The other day I ask another coworker a question, a rather obvious question but a legitimate one nonetheless, he gives me a sarcastic answer, we laugh a little. Boss (E), standing close by, says in a very annoyed and scolding tone, “you need to start using your head man, I don’t wanna hear this shit anymore.”

I go on to defend myself and explain what I meant by the question I asked, maybe with some colorful words but nothing insulting. I felt proud for finally sticking up for myself with him, it wasn’t some crazy outburst, just a “hey man, it was a question, fuck you”. The other guys kind’ve laughed it off and bosses left for the day.

I get a text 5 minutes later from him saying I don’t need to be so sensitive and I need to have a thicker skin, that I need to learn how to take some ball busting and said I seemed butt hurt. I played it off that I was just trying to give him shit right back, which I was, but it didn’t matter. To him I was just a butt hurt kid and it was the classic “don’t get so defensive” bullshit.

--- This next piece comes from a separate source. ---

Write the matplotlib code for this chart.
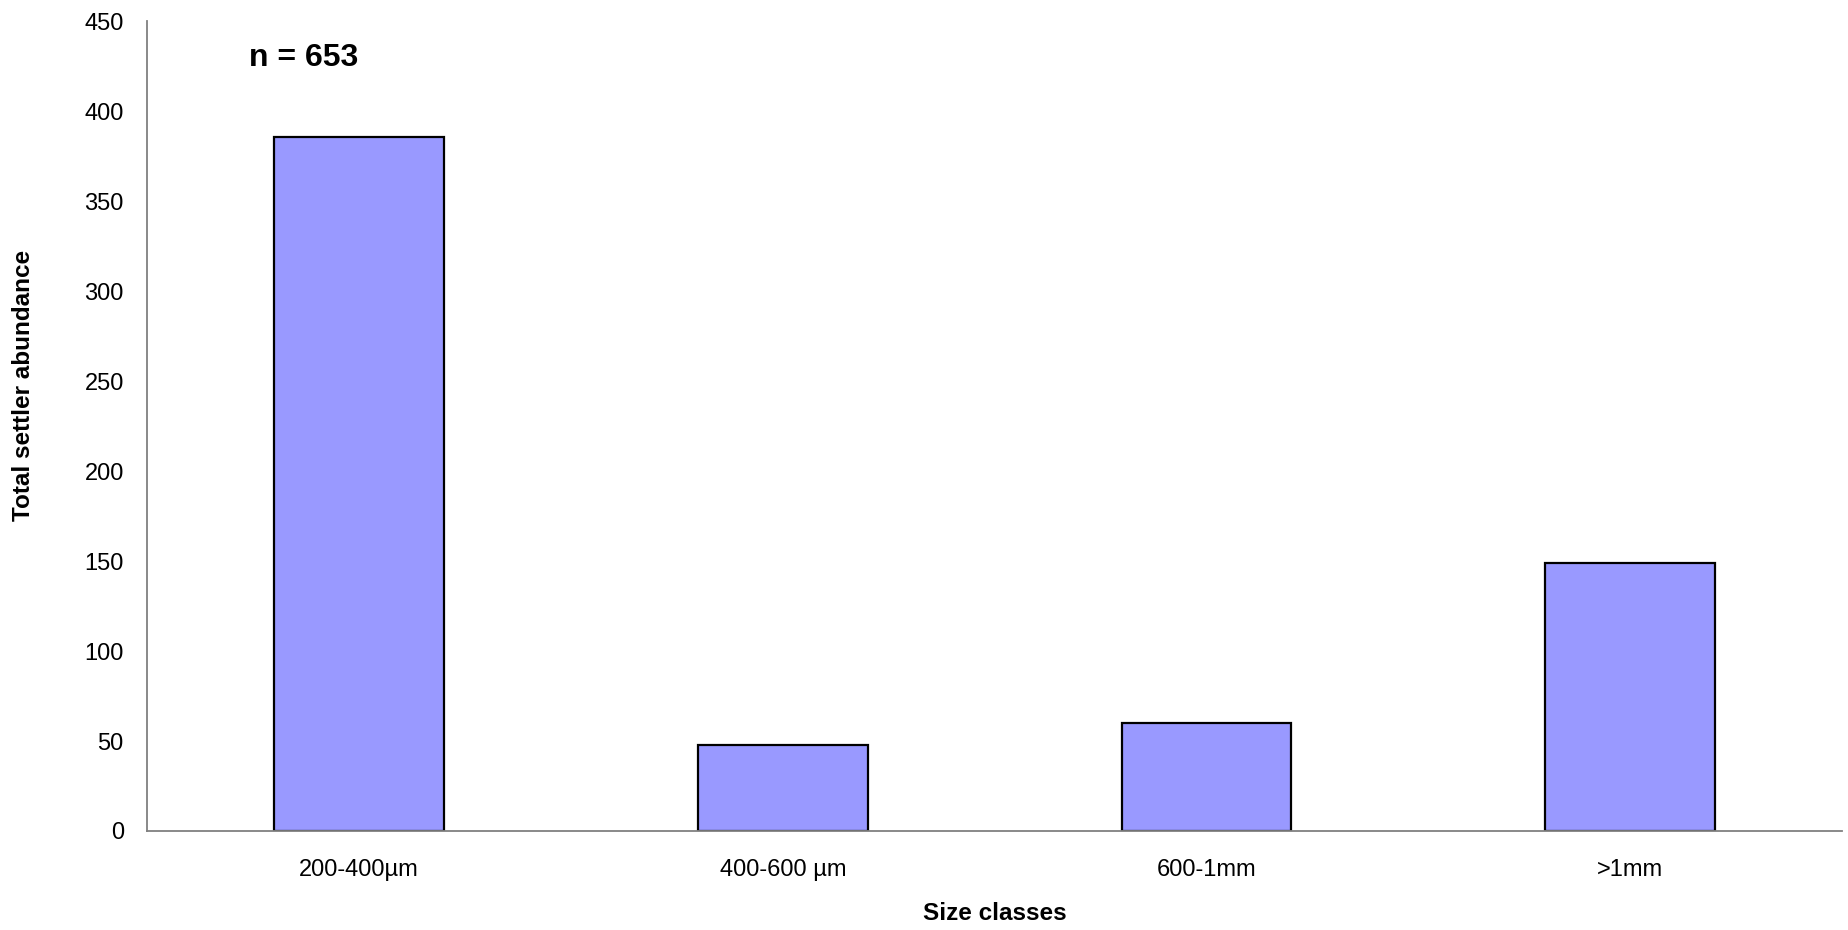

I know the difference between ball busting and not. This was not. None of what he’s said to me over the last year has ever come across as ball busting/joking and my coworkers RARELY joke around. It's always been reprimanding and criticism, with no solutions or constructiveness and for me defending myself and standing up to bullshit, I get gaslit. I thought I would finally earn some respect and show that I’m not some docile person who you can just fuck with over and over but it didn’t really do much.

I love this job, the company is rad and I like what we do. However I just have too much built up resentment for this dude. I’m looking around for other work and will probably take an offer if it’s right.

Sorry if this isn’t the right place for this and if I am just rambling, but this has been bugging me for a few days. Dude sucks all the fun out of the room and I'm over it.

Chubaw the sensitive carpenter over here.